11. Build risk contingency fund:
A highly desirable thing is to create a liquid fund either recurring deposit with bank or systematic investment plan (SIP) with any mutual fund to build a corpus by earmarking a small fraction of earning as a contingency fund to beat the risk from client corporate. If everything goes well, this fund can be utilized to buy industrial unit later date.
12. Watch the competitors and peers:
Most of the SMEs operate in fragmented market wherein the market share is not dominated by few players. These SMEs , unlike multinationals and large firms, largely draw comfort from local business conditions. Hence it is important for such SMEs to always keep an eye on its competitors business model and to be open for changes.
Future looks bright for SMEs to mitigate default risk:
Two recent events have been identified as a new paradigm to help MSEs rejoice as default risk may be mitigated to very large extent and fund raising will be easier:
They are:
1. The introduction of Insolvency and Bankruptcy code:
Bankruptcy code widely feared that may harm SMEs is in fact boon to them, In the previous blog, we had discussed how it is boon. Please refer http://smeadvisors.in/insolvency-and-bankruptcy-code-is-it-beneficial-to-smes-in-india/
Now we analyse another angle, i.e., its support to improve the recovery of receivables for SMEs. Today SMEs are very vulnerable to manipulations/frauds by clients as there is no legal mechanism to enforce the demand unless seeks high court intervention which is a far cry for smaller companies. Vishwanathan committee report on bankruptcy code introduction, have mentioned that recovery is only 20% of the failed companies that too cornered by secured creditors. Trade creditors always made to suffer the loss.
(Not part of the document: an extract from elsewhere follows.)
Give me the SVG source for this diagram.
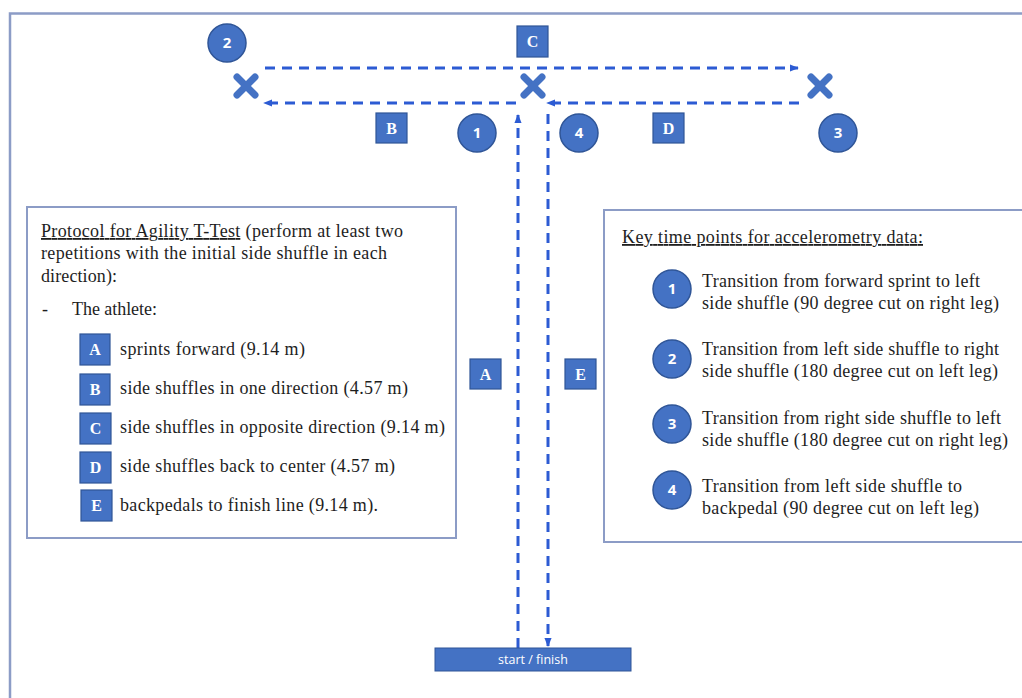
<svg xmlns="http://www.w3.org/2000/svg" width="1022" height="698" viewBox="0 0 1022 698">
<defs>
<style>
.frame{fill:none;stroke:#8c9cc6;stroke-width:2.5}
.panel{fill:#fff;stroke:#8c9cc6;stroke-width:2}
.sq{fill:#4472c4;stroke:#2f5597;stroke-width:1.2}
.circ{fill:#4472c4;stroke:#2f5597;stroke-width:1.5}
.lt{font-family:"Liberation Serif","Times New Roman",serif;font-size:16px;font-weight:bold;fill:#fff;text-anchor:middle}
.nt{font-family:"Open Sans","Liberation Sans",sans-serif;font-size:15px;fill:#fff;text-anchor:middle;font-weight:bold}
.tx{font-family:"Liberation Serif","Times New Roman",serif;font-size:18px;fill:#1e1e1e}
.dash{fill:none;stroke:#2c5bd3;stroke-width:3;stroke-dasharray:10 7}
.xm{stroke:#4472c4;stroke-width:7;stroke-linecap:round}
</style>
<marker id="ah" viewBox="0 0 10 10" refX="9" refY="5" markerWidth="9" markerHeight="9" markerUnits="userSpaceOnUse" orient="auto">
<path d="M0,1 L10,5 L0,9 Z" fill="#2c5bd3"/>
</marker>
</defs>
<rect width="1022" height="698" fill="#fff"/>
<path class="frame" d="M10,698 V13.5 H1022"/>

<g id="connectors">
<line class="dash" x1="265" y1="68" x2="798" y2="68" marker-end="url(#ah)"/>
<line class="dash" x1="516" y1="103" x2="264" y2="103" marker-end="url(#ah)"/>
<line class="dash" x1="799" y1="103" x2="547" y2="103" marker-end="url(#ah)"/>
<line class="dash" x1="518" y1="648" x2="518" y2="115" marker-end="url(#ah)"/>
<line class="dash" x1="548" y1="114" x2="548" y2="646" marker-end="url(#ah)"/>
</g>

<g id="cones">
<g id="x-left"><line class="xm" x1="237" y1="77" x2="255" y2="95"/><line class="xm" x1="255" y1="77" x2="237" y2="95"/></g>
<g id="x-center"><line class="xm" x1="524" y1="77" x2="542" y2="95"/><line class="xm" x1="542" y1="77" x2="524" y2="95"/></g>
<g id="x-right"><line class="xm" x1="811" y1="77" x2="829" y2="95"/><line class="xm" x1="829" y1="77" x2="811" y2="95"/></g>
</g>

<g id="node-2"><circle class="circ" cx="227" cy="43" r="19"/><text class="nt" x="227" y="48">2</text></g>
<g id="node-1"><circle class="circ" cx="477" cy="133" r="19"/><text class="nt" x="477" y="138">1</text></g>
<g id="node-4"><circle class="circ" cx="579" cy="133" r="19"/><text class="nt" x="579" y="138">4</text></g>
<g id="node-3"><circle class="circ" cx="838" cy="133" r="19"/><text class="nt" x="838" y="138">3</text></g>

<g id="label-C"><rect class="sq" x="517" y="26" width="31" height="31"/><text class="lt" x="532.5" y="47">C</text></g>
<g id="label-B"><rect class="sq" x="376" y="113" width="31" height="30"/><text class="lt" x="391.5" y="134">B</text></g>
<g id="label-D"><rect class="sq" x="653" y="113" width="31" height="30"/><text class="lt" x="668.5" y="134">D</text></g>
<g id="label-A"><rect class="sq" x="470" y="359" width="31" height="30"/><text class="lt" x="485.5" y="380">A</text></g>
<g id="label-E"><rect class="sq" x="565" y="359" width="31" height="30"/><text class="lt" x="580.5" y="380">E</text></g>

<g id="start-finish">
<rect x="435" y="648" width="196" height="23" fill="#4472c4" stroke="#2f5597" stroke-width="1"/>
<text x="533" y="664" font-family="'Open Sans','Liberation Sans',sans-serif" font-size="12.5" fill="#fff" text-anchor="middle">start / finish</text>
</g>

<g id="protocol-box">
<rect class="panel" x="27" y="207" width="429" height="331"/>
<text class="tx" x="41" y="237" textLength="362" lengthAdjust="spacing"><tspan text-decoration="underline">Protocol for Agility  T-Test</tspan> (perform at least two</text>
<text class="tx" x="41" y="259" textLength="346" lengthAdjust="spacing">repetitions with the initial  side shuffle in each</text>
<text class="tx" x="41" y="282" textLength="76" lengthAdjust="spacing">direction):</text>
<text class="tx" x="42" y="315">-</text>
<text class="tx" x="72" y="315" textLength="85" lengthAdjust="spacing">The athlete:</text>
<rect class="sq" x="80" y="334" width="30" height="31"/><text class="lt" x="95" y="355">A</text>
<text class="tx" x="120" y="355" textLength="185" lengthAdjust="spacing">sprints forward (9.14 m)</text>
<rect class="sq" x="80" y="374" width="30" height="31"/><text class="lt" x="95" y="395">B</text>
<text class="tx" x="120" y="394" textLength="288" lengthAdjust="spacing">side shuffles in one direction (4.57 m)</text>
<rect class="sq" x="80" y="413" width="31" height="31"/><text class="lt" x="95.5" y="434">C</text>
<text class="tx" x="120" y="433" textLength="325" lengthAdjust="spacing">side shuffles in opposite direction (9.14 m)</text>
<rect class="sq" x="80" y="452" width="31" height="31"/><text class="lt" x="95.5" y="473">D</text>
<text class="tx" x="120" y="472" textLength="275" lengthAdjust="spacing">side shuffles back to center (4.57 m)</text>
<rect class="sq" x="81" y="490" width="31" height="31"/><text class="lt" x="96.5" y="511">E</text>
<text class="tx" x="120" y="511" textLength="258" lengthAdjust="spacing">backpedals to finish line  (9.14 m).</text>
</g>

<g id="keypoints-box">
<rect class="panel" x="604" y="210" width="430" height="332"/>
<text class="tx" x="622" y="243" textLength="301" lengthAdjust="spacing" text-decoration="underline">Key time points for accelerometry data:</text>
<g id="kp-1">
<circle class="circ" cx="672" cy="289" r="19"/><text class="nt" x="672" y="294">1</text>
<text class="tx" x="702" y="287" textLength="278" lengthAdjust="spacing">Transition  from forward sprint to left</text>
<text class="tx" x="702" y="309" textLength="297" lengthAdjust="spacing">side shuffle (90 degree cut on right leg)</text>
</g>
<g id="kp-2">
<circle class="circ" cx="672" cy="359" r="19"/><text class="nt" x="672" y="364">2</text>
<text class="tx" x="702" y="355" textLength="297" lengthAdjust="spacing">Transition  from left side shuffle to right</text>
<text class="tx" x="702" y="377" textLength="296" lengthAdjust="spacing">side shuffle (180 degree cut on left leg)</text>
</g>
<g id="kp-3">
<circle class="circ" cx="672" cy="424" r="19"/><text class="nt" x="672" y="429">3</text>
<text class="tx" x="702" y="424" textLength="299" lengthAdjust="spacing">Transition  from right side shuffle to left</text>
<text class="tx" x="702" y="446" textLength="306" lengthAdjust="spacing">side shuffle (180 degree cut on right leg)</text>
</g>
<g id="kp-4">
<circle class="circ" cx="672" cy="490" r="19"/><text class="nt" x="672" y="495">4</text>
<text class="tx" x="702" y="492" textLength="260" lengthAdjust="spacing">Transition  from left side shuffle to</text>
<text class="tx" x="702" y="514" textLength="277" lengthAdjust="spacing">backpedal (90 degree cut on left leg)</text>
</g>
</g>
</svg>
Under new Insolvency and Bankruptcy code, SMEs can enforce their interest before NCLT/DRT through insolvency & resolution professionals. The process is to be concluded within 180 days of filing the case. This will help SMEs to secure their exposure to large corporates and their claim stands above the Govt dues during liquidation.
2. The introduction of the market place by NSE:
To specifically address the issue of delayed payments to the MSME sector, Trade Receivables Discounting System (TReDS) has been conceptualised as an authorised electronic platform to facilitate discounting of invoices and bills of exchange of MSMEs. NSE in association with SIDBI will be introducing shortly the trading platform for discounting the bills.
Conclusion:
Strategy to manage default risk cannot be generalised. However, it should be an endeavour to monitor the risk of default and adopt the feasible approaches which are complimenting the business growth plans.